- Short problem
Tally up the lines carrying the string "matplotlib" and respond with only the resulting number.

- The data
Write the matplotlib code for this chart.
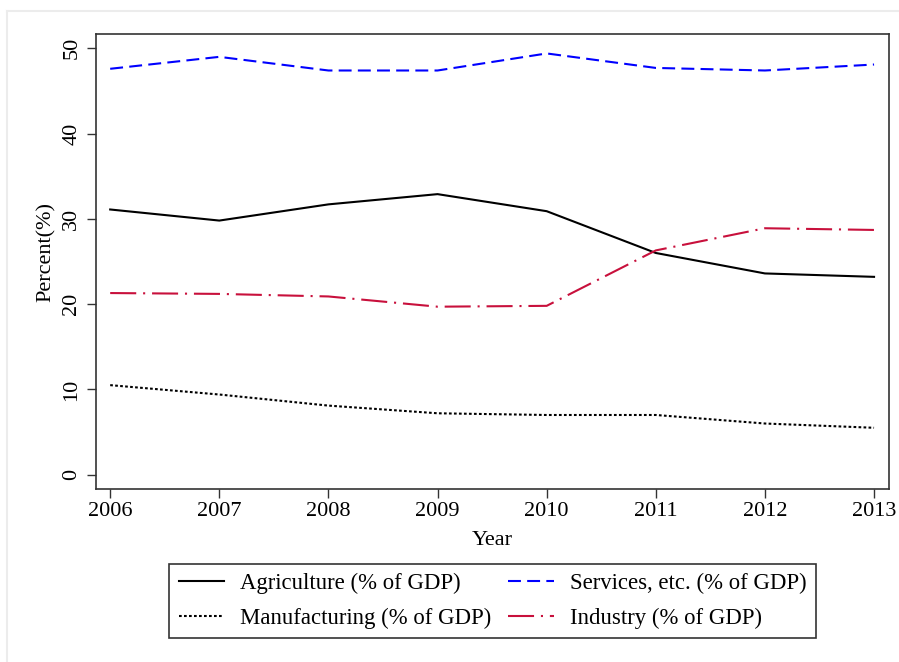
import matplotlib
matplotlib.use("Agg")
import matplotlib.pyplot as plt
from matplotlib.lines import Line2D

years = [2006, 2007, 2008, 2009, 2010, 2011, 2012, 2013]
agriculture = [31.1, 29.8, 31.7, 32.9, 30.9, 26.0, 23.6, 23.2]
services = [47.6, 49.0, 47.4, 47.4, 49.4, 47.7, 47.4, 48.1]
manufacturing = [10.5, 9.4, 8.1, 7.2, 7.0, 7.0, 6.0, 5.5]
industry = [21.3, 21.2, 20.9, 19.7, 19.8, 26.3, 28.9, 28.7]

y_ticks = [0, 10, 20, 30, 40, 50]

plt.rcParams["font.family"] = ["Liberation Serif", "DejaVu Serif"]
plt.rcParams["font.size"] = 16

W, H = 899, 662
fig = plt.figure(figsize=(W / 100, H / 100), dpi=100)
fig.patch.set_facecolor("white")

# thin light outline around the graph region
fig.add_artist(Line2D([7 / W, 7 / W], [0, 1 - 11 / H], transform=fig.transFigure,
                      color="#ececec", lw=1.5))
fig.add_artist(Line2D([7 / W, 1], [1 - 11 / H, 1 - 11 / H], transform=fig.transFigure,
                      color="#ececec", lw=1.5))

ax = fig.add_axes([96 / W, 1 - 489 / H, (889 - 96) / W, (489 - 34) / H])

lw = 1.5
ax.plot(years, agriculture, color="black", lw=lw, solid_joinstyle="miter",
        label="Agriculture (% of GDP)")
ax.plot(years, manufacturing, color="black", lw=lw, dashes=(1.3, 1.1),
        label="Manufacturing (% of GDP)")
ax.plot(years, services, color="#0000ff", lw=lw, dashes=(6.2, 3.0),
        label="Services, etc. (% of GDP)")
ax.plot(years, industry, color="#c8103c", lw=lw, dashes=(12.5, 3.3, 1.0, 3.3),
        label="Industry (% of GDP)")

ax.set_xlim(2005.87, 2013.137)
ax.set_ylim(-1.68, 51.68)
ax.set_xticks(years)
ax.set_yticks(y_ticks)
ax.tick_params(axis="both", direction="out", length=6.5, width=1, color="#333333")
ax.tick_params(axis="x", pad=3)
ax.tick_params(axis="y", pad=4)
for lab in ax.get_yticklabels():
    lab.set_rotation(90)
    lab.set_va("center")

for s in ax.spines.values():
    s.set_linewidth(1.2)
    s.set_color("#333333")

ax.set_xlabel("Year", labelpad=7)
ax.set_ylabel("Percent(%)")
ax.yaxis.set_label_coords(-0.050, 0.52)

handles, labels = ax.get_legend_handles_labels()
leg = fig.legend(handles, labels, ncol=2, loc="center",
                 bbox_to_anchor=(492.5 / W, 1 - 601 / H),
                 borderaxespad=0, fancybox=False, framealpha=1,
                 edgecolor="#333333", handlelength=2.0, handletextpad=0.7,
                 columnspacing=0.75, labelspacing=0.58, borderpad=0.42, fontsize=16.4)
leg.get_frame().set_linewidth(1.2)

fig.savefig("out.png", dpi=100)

* * *

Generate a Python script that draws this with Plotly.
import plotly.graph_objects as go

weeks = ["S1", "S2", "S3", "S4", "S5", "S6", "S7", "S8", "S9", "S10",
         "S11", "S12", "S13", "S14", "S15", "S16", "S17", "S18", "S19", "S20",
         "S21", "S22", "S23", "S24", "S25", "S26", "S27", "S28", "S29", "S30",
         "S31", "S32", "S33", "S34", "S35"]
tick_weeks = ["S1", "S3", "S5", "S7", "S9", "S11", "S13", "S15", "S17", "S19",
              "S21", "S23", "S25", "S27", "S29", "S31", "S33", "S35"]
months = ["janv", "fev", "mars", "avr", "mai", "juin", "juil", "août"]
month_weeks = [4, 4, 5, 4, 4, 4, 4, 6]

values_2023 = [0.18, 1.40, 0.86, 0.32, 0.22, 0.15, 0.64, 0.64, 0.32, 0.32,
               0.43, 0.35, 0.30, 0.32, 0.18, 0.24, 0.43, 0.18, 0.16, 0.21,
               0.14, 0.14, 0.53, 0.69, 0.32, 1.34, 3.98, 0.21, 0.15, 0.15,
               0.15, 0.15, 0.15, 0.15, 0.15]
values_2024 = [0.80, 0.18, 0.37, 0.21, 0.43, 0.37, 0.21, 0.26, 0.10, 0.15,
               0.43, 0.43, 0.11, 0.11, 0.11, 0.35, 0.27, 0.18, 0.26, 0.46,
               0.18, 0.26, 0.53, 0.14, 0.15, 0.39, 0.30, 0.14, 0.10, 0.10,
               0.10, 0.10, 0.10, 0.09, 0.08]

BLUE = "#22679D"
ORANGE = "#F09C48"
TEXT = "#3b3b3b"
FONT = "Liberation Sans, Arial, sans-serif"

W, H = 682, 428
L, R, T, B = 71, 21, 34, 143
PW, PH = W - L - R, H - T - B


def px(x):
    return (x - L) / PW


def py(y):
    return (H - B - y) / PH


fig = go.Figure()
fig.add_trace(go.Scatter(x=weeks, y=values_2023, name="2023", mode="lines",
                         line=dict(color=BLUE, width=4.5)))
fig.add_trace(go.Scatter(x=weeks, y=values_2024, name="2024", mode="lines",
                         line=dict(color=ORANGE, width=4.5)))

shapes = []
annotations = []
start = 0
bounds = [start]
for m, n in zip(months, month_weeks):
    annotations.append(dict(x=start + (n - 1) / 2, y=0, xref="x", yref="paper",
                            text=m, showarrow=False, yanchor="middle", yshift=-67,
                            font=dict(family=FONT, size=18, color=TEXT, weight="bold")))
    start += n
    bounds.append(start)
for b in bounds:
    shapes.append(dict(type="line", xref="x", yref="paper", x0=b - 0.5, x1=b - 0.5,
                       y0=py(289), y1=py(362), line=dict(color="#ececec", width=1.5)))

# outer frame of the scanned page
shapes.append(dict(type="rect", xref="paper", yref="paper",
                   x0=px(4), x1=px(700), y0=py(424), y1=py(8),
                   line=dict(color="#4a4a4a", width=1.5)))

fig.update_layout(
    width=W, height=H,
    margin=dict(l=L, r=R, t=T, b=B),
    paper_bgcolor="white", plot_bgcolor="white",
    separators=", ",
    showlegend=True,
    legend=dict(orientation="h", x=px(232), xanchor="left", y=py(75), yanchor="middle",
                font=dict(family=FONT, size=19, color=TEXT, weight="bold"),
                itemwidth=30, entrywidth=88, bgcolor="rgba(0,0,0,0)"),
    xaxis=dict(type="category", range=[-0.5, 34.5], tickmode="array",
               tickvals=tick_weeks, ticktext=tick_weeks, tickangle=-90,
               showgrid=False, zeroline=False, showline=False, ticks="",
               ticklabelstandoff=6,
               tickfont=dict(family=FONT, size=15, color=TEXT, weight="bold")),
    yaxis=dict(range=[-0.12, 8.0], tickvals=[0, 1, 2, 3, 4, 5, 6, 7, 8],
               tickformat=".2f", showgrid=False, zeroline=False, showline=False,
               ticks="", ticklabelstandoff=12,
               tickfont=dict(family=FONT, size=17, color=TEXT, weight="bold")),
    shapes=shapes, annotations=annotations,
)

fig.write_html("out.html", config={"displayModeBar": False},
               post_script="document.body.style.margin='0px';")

---

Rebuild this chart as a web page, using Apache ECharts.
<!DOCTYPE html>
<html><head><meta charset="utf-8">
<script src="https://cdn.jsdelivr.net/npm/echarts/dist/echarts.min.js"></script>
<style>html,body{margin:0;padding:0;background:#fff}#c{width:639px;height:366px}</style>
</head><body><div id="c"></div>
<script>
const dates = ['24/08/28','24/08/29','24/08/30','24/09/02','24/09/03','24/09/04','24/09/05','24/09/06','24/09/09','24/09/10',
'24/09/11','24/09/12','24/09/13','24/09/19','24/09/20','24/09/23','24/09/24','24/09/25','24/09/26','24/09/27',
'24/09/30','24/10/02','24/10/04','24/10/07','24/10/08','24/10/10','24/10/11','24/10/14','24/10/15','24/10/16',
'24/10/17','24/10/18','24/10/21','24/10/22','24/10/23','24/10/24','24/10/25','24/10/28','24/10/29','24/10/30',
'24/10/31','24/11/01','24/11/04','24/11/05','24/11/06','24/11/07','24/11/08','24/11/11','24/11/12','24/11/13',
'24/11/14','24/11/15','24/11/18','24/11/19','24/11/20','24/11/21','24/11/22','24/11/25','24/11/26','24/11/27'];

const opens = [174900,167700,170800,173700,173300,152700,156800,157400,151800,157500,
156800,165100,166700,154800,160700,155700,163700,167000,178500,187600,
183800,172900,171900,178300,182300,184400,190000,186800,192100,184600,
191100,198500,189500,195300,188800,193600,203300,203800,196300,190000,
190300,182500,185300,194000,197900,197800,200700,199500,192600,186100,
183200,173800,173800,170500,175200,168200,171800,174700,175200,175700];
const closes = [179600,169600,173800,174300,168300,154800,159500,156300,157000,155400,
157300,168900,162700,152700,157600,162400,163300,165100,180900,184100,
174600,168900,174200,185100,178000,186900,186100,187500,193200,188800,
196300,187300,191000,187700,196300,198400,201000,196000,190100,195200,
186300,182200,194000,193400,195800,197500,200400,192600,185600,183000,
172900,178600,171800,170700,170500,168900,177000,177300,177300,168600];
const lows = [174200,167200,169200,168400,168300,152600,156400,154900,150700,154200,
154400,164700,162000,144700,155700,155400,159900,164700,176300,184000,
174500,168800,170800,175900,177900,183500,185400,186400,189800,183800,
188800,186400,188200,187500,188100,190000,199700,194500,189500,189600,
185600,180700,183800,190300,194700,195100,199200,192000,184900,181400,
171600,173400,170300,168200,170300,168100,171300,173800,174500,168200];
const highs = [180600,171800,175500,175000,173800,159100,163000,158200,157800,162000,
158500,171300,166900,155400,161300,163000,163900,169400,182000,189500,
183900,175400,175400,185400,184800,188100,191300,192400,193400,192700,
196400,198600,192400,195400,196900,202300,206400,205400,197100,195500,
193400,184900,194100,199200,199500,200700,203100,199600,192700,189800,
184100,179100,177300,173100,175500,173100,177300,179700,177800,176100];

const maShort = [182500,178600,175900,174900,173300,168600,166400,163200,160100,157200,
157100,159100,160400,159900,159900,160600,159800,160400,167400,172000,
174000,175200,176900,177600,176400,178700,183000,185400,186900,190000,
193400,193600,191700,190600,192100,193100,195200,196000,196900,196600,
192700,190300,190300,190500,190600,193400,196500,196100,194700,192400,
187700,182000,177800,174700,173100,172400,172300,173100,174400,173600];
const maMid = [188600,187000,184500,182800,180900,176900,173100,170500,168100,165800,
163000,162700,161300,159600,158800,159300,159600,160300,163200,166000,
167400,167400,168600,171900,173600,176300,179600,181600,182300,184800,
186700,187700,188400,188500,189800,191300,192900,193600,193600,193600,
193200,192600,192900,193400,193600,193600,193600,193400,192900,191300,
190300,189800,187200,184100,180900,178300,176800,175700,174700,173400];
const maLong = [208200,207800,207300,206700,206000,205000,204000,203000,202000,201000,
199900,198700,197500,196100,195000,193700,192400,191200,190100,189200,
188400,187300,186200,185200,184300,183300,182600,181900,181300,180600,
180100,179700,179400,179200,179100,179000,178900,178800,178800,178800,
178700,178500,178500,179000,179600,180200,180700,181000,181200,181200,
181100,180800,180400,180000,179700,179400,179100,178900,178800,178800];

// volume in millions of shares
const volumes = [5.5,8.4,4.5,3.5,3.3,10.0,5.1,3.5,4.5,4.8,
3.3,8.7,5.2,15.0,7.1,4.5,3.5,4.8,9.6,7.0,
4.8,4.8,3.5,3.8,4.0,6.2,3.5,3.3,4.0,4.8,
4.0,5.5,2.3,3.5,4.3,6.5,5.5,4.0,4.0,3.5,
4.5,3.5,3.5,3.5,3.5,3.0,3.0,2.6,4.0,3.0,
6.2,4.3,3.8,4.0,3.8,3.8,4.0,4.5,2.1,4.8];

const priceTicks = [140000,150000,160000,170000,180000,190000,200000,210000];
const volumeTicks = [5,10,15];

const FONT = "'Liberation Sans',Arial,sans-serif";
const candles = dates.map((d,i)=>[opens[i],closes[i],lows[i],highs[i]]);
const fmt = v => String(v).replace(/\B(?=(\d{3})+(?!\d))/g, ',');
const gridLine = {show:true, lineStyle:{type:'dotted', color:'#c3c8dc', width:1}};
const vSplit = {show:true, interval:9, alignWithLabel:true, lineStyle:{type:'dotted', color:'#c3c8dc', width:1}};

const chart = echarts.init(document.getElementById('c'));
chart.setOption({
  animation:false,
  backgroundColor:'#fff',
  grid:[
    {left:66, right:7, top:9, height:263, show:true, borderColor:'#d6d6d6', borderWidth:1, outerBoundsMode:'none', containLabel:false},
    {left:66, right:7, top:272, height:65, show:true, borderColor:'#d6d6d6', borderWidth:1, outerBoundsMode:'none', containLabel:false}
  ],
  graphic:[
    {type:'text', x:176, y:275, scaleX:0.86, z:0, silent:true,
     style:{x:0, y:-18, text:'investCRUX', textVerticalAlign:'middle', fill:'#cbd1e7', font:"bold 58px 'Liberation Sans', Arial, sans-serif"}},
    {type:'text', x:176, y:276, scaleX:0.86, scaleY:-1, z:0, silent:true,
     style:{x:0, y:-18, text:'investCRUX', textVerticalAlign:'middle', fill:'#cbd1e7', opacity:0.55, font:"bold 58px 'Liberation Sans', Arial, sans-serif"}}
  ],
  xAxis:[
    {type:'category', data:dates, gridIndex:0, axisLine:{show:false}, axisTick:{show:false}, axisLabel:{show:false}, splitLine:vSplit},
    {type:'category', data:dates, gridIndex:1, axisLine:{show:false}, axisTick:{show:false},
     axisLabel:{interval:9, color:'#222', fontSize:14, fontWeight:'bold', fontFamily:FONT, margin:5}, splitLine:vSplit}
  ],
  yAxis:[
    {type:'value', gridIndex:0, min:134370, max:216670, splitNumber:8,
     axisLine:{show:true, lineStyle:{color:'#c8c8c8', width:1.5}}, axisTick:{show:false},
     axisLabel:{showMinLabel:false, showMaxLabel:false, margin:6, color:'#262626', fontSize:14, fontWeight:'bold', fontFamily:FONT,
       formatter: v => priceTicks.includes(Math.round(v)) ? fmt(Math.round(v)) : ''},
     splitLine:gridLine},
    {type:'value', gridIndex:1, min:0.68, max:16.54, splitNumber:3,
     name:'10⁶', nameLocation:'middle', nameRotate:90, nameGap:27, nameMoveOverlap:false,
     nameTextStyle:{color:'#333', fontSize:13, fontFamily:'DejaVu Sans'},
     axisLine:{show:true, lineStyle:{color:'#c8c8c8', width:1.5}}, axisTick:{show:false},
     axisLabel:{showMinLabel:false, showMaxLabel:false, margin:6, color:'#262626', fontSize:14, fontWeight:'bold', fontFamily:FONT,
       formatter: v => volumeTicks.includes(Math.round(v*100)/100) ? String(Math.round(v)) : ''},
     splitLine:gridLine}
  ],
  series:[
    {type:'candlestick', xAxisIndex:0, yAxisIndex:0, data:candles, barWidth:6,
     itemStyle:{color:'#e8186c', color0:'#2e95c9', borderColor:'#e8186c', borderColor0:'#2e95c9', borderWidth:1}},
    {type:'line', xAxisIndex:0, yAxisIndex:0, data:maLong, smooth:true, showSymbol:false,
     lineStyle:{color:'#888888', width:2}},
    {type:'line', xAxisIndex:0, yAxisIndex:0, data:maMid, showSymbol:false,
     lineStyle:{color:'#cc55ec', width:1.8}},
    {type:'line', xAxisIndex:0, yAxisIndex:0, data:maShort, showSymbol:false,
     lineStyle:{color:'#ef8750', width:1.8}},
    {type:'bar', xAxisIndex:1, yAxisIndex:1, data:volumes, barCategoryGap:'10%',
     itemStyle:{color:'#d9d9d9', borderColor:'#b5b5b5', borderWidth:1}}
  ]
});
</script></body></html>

- Full output
5